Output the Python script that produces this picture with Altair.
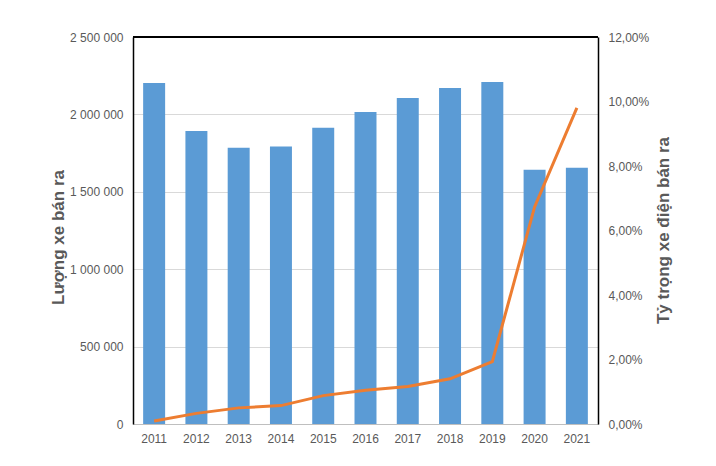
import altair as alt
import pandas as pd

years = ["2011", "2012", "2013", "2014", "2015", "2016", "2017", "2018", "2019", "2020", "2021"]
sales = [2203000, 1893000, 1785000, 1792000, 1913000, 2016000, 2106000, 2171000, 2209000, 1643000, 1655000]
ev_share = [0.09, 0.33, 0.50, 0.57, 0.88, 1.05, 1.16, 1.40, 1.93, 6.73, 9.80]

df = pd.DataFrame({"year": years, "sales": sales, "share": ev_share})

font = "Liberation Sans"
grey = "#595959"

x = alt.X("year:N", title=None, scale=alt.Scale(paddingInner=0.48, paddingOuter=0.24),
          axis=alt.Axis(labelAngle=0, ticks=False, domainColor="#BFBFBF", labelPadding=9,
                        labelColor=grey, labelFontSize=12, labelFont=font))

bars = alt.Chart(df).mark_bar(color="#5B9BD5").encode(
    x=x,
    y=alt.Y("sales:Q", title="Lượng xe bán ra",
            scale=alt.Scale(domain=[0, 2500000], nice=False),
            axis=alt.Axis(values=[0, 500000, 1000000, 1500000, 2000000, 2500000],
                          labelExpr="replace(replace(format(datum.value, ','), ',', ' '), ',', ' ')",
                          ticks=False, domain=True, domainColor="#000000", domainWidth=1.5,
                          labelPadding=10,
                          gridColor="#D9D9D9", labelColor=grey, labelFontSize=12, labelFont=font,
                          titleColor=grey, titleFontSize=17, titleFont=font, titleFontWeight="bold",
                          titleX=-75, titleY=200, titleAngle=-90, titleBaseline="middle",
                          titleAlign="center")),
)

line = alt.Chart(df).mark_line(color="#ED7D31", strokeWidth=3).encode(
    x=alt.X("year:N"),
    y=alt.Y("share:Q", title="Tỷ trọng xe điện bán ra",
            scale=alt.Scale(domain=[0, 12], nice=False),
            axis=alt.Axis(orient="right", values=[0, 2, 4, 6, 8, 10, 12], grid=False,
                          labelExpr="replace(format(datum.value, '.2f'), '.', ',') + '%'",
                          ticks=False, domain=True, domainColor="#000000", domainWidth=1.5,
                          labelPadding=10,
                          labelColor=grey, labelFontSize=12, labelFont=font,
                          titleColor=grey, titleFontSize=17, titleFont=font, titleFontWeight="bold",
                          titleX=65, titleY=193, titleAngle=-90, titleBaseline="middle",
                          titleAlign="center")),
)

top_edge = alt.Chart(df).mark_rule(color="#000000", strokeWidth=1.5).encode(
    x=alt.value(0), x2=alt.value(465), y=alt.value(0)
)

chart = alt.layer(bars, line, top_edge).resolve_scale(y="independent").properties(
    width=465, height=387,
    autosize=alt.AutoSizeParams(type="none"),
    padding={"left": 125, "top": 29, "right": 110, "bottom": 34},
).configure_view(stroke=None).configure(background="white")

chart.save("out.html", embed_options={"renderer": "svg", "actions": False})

Given instruction: Your task is to restate word for word the lines from the top of the data to the line containing "labelColor=grey, labelFontSize=12, labelFont=font))", both ends included, with every picture left out.

Written answer:
Output the Python script that produces this picture with Altair.
import altair as alt
import pandas as pd

years = ["2011", "2012", "2013", "2014", "2015", "2016", "2017", "2018", "2019", "2020", "2021"]
sales = [2203000, 1893000, 1785000, 1792000, 1913000, 2016000, 2106000, 2171000, 2209000, 1643000, 1655000]
ev_share = [0.09, 0.33, 0.50, 0.57, 0.88, 1.05, 1.16, 1.40, 1.93, 6.73, 9.80]

df = pd.DataFrame({"year": years, "sales": sales, "share": ev_share})

font = "Liberation Sans"
grey = "#595959"

x = alt.X("year:N", title=None, scale=alt.Scale(paddingInner=0.48, paddingOuter=0.24),
          axis=alt.Axis(labelAngle=0, ticks=False, domainColor="#BFBFBF", labelPadding=9,
                        labelColor=grey, labelFontSize=12, labelFont=font))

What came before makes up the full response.